10. The game has an ending.
There are few MMOs that claim to have some sort of finite end, but I feel that Final Fantasy XIV: A Realm Reborn definitely has one. When you begin your adventure, you feel that you’re slowly being embroiled in each of the nations’ struggles and begin to understand the challenges that each have to overcome. This is achieved by cutscenes that not only do a good job of explaining the events in the story, but also provide characters that the player can relate to in various ways. And believe me when I say that the conflict that Final Fantasy XIV: A Realm Reborn begins with will be addressed by the time the credits roll.
This comes with a caveat, however. The game’s storyline is by no means finished. Similar to a game with a New Game+, the story continues with each subsequent patch. The promise of new classes, jobs, and locations ensure that there’s a lot of content to explore and discover post credits. During E3 2014, the developers mentioned that both the Rogue and Ninja classes were to be added as part of patch 2.4, with a tease for Shiva’s appearance coming in the future.
Needless to say, I’m still playing Final Fantasy XIV: A Realm Reborn as Skara Brae or Parthenia De’soto on Mateus. If you’ve ever had an inclination to play a MMO, I feel that this is a great way to start especially if you’re a fan of the series.

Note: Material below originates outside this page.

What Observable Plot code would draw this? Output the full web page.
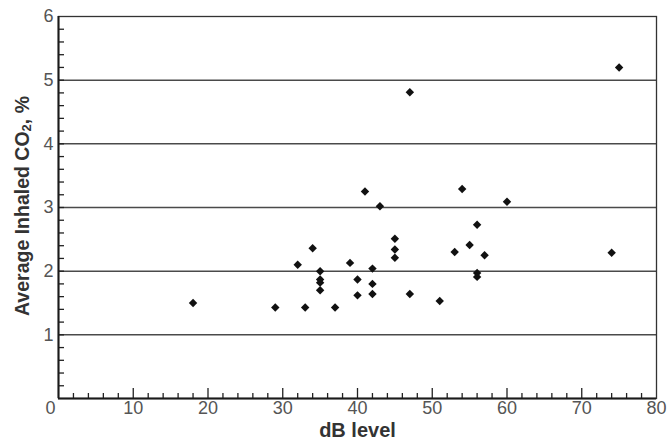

I once joked around that Final Fantasy XIV: A Realm Reborn is the best Final Fantasy on the PS4, given that it’s the only one out right now. But I’m now more inclined to think that Final Fantasy XIV: A Realm Reborn is probably the best new Final Fantasy game I’ve played in recent memory, thanks to its memorable characters, epic storyline, and fun gameplay. And that complement, coming from someone who swore off MMOs many moons ago, is saying a lot.